5. Development of bioinformatics pipeline (Highly recommended for Capstone Master students)

The rapid advancements in high-throughput sequencing technologies have revolutionized the field of bioinformatics, enabling the analysis of vast genetic datasets. While Genome-Wide Association Studies (GWAS), Polygenic Risk Scores (PRS), and RNA sequencing (RNA-seq) remain essential tools for understanding the genetic basis of complex diseases and traits, the growing importance of microbiome and metagenome analysis cannot be overlooked. Microbiome and metagenome data offer valuable insights into the role of microbial communities in human health and disease, and the development of efficient bioinformatics pipelines for analyzing this type of data is crucial.

This Master’s project aims to expand upon existing bioinformatics pipelines to include microbiome and metagenome analysis, providing a comprehensive suite of tools for researchers. The pipelines will be designed to be user-friendly, scalable, and adaptable to various research needs, facilitating the efficient processing and interpretation of complex genetic, transcriptomic, and microbial data.

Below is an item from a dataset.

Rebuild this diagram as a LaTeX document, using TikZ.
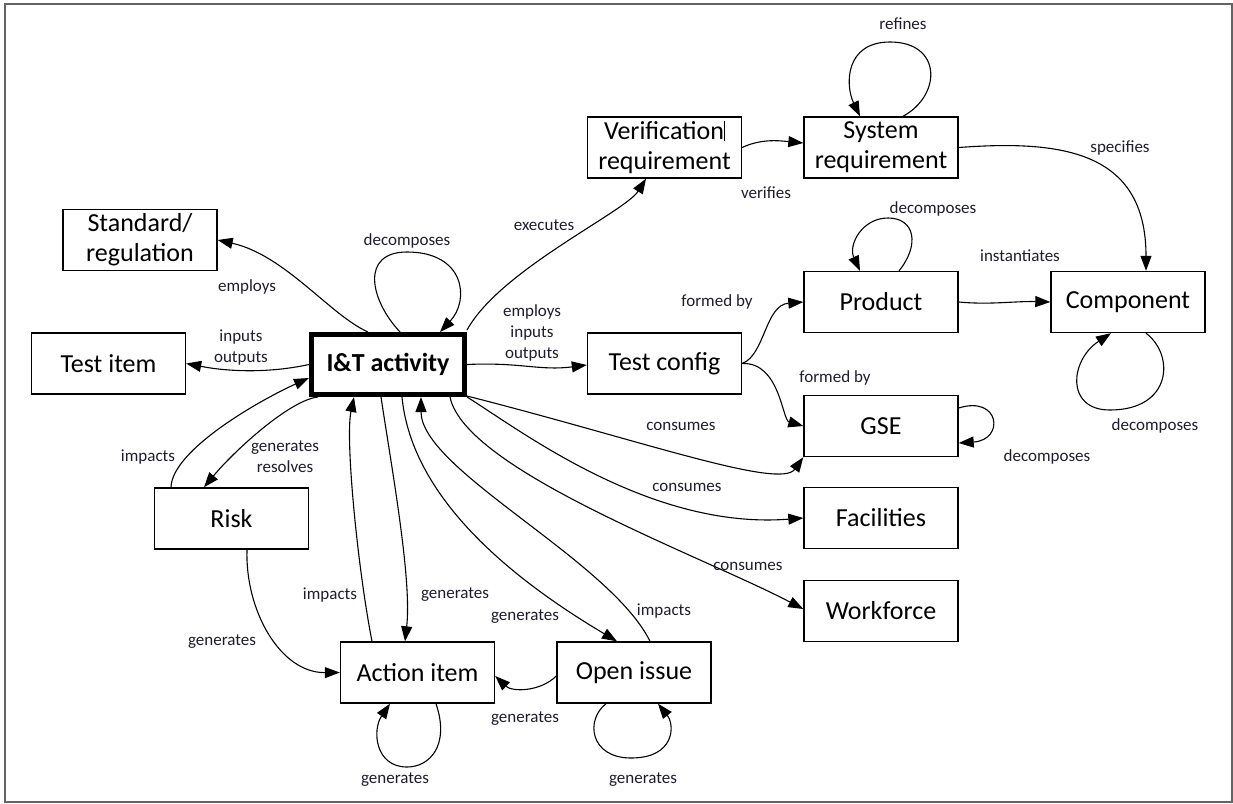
\documentclass[tikz,border=0pt]{standalone}
\usepackage{fontspec}
\setmainfont{Carlito}
\usetikzlibrary{arrows.meta}
\definecolor{lbl}{RGB}{30,30,42}
\definecolor{frm}{RGB}{100,100,100}
\begin{document}
\begin{tikzpicture}[x=1pt,y=-1pt,
  ent/.style={draw, line width=1.4pt, minimum width=154pt, minimum height=61pt, inner sep=2pt, align=center, font=\fontsize{26}{30}\selectfont},
  mainent/.style={ent, line width=5pt, minimum width=153pt, minimum height=60pt, font=\fontsize{26}{30}\selectfont\bfseries},
  twoline/.style={yshift=-2pt},
  lab/.style={font=\fontsize{17}{21}\selectfont, text=lbl, align=center, inner sep=1pt},
  rel/.style={line width=1.1pt, -{Triangle[length=15pt,width=11pt]}},
]
\useasboundingbox (0,0) rectangle (1233,803);
\draw[frm, line width=2pt] (4.5,3.5) rectangle (1231.5,801.5);

% entities
\node[ent] (std) at (140,240) {Standard/\\regulation};
\node[ent] (ti) at (108.5,363.5) {Test item};
\node[mainent] (it) at (388,364.5) {I\&T activity};
\node[ent] (ver) at (664.5,147.5) {Verification\rule[-1pt]{0.9pt}{20pt}\\requirement};
\node[ent] (sys) at (881,147.5) {System\\requirement};
\node[ent] (prod) at (881,302) {Product};
\node[ent] (comp) at (1128,302) {Component};
\node[ent] (tc) at (664.5,363.5) {Test config};
\node[ent] (gse) at (881,426) {GSE};
\node[ent] (fac) at (881,518) {Facilities};
\node[ent] (wf) at (881,611) {Workforce};
\node[ent] (risk) at (231.5,518.5) {Risk};
\node[ent] (act) at (417.5,672.5) {Action item};
\node[ent] (oi) at (634,672.5) {Open issue};

% relations
\draw[rel] ([xshift=-20pt]it.north) .. controls (330,315) and (285,255) .. (std.east);
\draw[rel] ([xshift=12pt]it.north) .. controls (370,300) and (360,252) .. (407,252) .. controls (465,252) and (470,300) .. ([xshift=52pt]it.north);
\draw[rel] (it.west) .. controls (270,373) and (230,372) .. (ti.east);
\draw[rel] ([xshift=-60.5pt]risk.north) .. controls (172,450) and (260,400) .. ([yshift=-13.5pt]it.west);
\draw[rel] ([xshift=-70pt]it.south) .. controls (290,400) and (235,450) .. ([xshift=-27.5pt]risk.north);
\draw[rel] ([xshift=-45.5pt]act.north) .. controls (358,570) and (345,440) .. ([xshift=-34pt]it.south);
\draw[rel] ([xshift=-7pt]it.south) .. controls (392,470) and (412,580) .. ([xshift=-12.5pt]act.north);
\draw[rel] ([xshift=14pt]it.south) .. controls (410,480) and (480,560) .. ([xshift=-17pt]oi.north);
\draw[rel] ([xshift=16pt]oi.north) .. controls (610,560) and (421,470) .. ([xshift=33pt]it.south);
\draw[rel] ([yshift=-3.5pt]oi.west) .. controls (540,692) and (512,692) .. ([yshift=-3.5pt]act.east);
\draw[rel] ([xshift=18.5pt]act.south) .. controls (450,745) and (430,767) .. (407,767) .. controls (375,767) and (372,730) .. ([xshift=-27.5pt]act.south);
\draw[rel] ([xshift=-28pt]oi.south) .. controls (585,720) and (590,758) .. (631,758) .. controls (675,758) and (675,725) .. ([xshift=24pt]oi.south);
\draw[rel] ([xshift=15.5pt]risk.south) .. controls (245,610) and (280,673) .. (act.west);
\draw[rel] ([yshift=1pt]it.south east) .. controls (640,440) and (780,490) .. (gse.south west);
\draw[rel] (it.south east) .. controls (520,430) and (650,530) .. (fac.west);
\draw[rel] ([xshift=62pt]it.south) .. controls (465,470) and (700,555) .. ([yshift=2pt]wf.west);
\draw[rel] (it.east) .. controls (520,362) and (540,371) .. ([yshift=-1.5pt]tc.west);
\draw[rel] ([yshift=2pt]it.north east) .. controls (500,270) and (625,212) .. ([xshift=-18.5pt]ver.south);
\draw[rel] (ver.east) .. controls (762,138) and (782,141) .. ([yshift=4.5pt]sys.west);
\draw[rel] ([xshift=22pt]sys.north) .. controls (942,95) and (942,42) .. (890,42) .. controls (845,42) and (845,85) .. ([xshift=-21pt]sys.north);
\draw[rel] (sys.east) .. controls (1060,140) and (1146,150) .. ([xshift=18pt]comp.north);
\draw[rel] ([xshift=18pt]prod.north) .. controls (920,245) and (915,218) .. (888,218) .. controls (862,218) and (848,245) .. ([xshift=-21pt]prod.north);
\draw[rel] (prod.east) .. controls (990,305) and (1015,301) .. (comp.west);
\draw[rel] ([xshift=18pt]comp.south) .. controls (1175,355) and (1172,410) .. (1110,410) .. controls (1065,410) and (1070,360) .. ([xshift=-17pt]comp.south);
\draw[rel] (tc.east) .. controls (765,355) and (765,305) .. (prod.west);
\draw[rel] (tc.east) .. controls (780,362) and (782,420) .. (gse.west);
\draw[rel] ([yshift=18pt]gse.east) .. controls (1000,395) and (1005,440) .. ([yshift=-17pt]gse.east);

% labels
\node[lab] (l1) at (247,287) {employs};
\node[lab] (l2) at (407,241) {decomposes};
\node[lab] (l3) at (241,348) {inputs\\outputs};
\node[lab] (l4) at (148,457) {impacts};
\node[lab] (l5) at (285,457) {generates\\resolves};
\node[lab] (l6) at (330,595) {impacts};
\node[lab] (l7) at (455,595) {generates};
\node[lab] (l8) at (525,617) {generates};
\node[lab] (l9) at (664,611) {impacts};
\node[lab] (l10) at (525,719) {generates};
\node[lab] (l11) at (395,780) {generates};
\node[lab] (l12) at (643,780) {generates};
\node[lab] (l13) at (222,642) {generates};
\node[lab] (l14) at (681,426) {consumes};
\node[lab] (l15) at (687,487) {consumes};
\node[lab] (l16) at (748,566) {consumes};
\node[lab] (l17) at (532,333) {employs\\inputs\\outputs};
\node[lab] (l18) at (544,225) {executes};
\node[lab] (l19) at (766,193) {verifies};
\node[lab] (l20) at (903,24) {refines};
\node[lab] (l21) at (1120,148) {specifies};
\node[lab] (l22) at (933,209) {decomposes};
\node[lab] (l23) at (1020,256) {instantiates};
\node[lab] (l24) at (1155,426) {decomposes};
\node[lab] (l25) at (717,302) {formed by};
\node[lab] (l26) at (835,378) {formed by};
\node[lab] (l27) at (1047,457) {decomposes};
\end{tikzpicture}
\end{document}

The primary aim of this Master’s project is to develop and implement comprehensive bioinformatics pipelines for conducting Genome-Wide Association Studies (GWAS) combined with Polygenic Risk Scores (PRS) analysis, an RNA sequencing (RNA-seq) analysis pipeline and a microbiome/metagenome analysis pipeline. These pipelines will be designed to be user-friendly, scalable, and adaptable to various research needs, facilitating the efficient processing and interpretation of complex genetic and transcriptomic data. The objectives will be to develop the respective pipeline, optimize them, validate or benchmark the result and create user interface/documentation/tutorial.

The development of these bioinformatics pipelines will have a significant impact on the field of biomedical research. By providing researchers with efficient, scalable, and user-friendly tools for GWAS+PRS, RNA-seq analysis, microbiome/metagenome analysis, this project will facilitate the discovery of genetic variants associated with complex diseases and traits, elucidation of gene expression patterns underlying various biological processes and the characterization of microbial communities and their interactions with their hosts. The pipelines will enable researchers at Qatar University to make more informed and accurate interpretations of genetic and transcriptomic data, advancing our understanding of human health and disease.

7. Genetic and transcriptomics characterization of idiopathic calcium oxalate urolithiasis.

Idiopathic calcium oxalate urolithiasis (ICOU) is a common urinary tract disorder characterized by the formation of calcium oxalate stones in the urinary tract. Despite extensive research, the exact etiology and pathogenesis of ICOU remain poorly understood. This study aims to elucidate the genetic and transcriptomic underpinnings of ICOU, potentially leading to novel diagnostic and therapeutic strategies.

The aim is to characterize the genetic landscape of ICOU using whole-genome sequencing, analyze RNA sequencing data to identify differentially expressed genes in ICOU patients compared to controls, integrate genetic and transcriptomic data to identify gene-expression regulatory networks associated with ICOU and discover novel biomarkers for ICOU.

This study has the potential to significantly advance our understanding of the genetic and molecular mechanisms underlying ICOU. The findings may identify novel genetic risk factors for ICOU, leading to improved risk stratification and early intervention, discover new therapeutic targets for ICOU, paving the way for the development of more effective treatments, and provide valuable insights into the pathogenesis of ICOU, contributing to a better understanding of this common urinary tract disorder.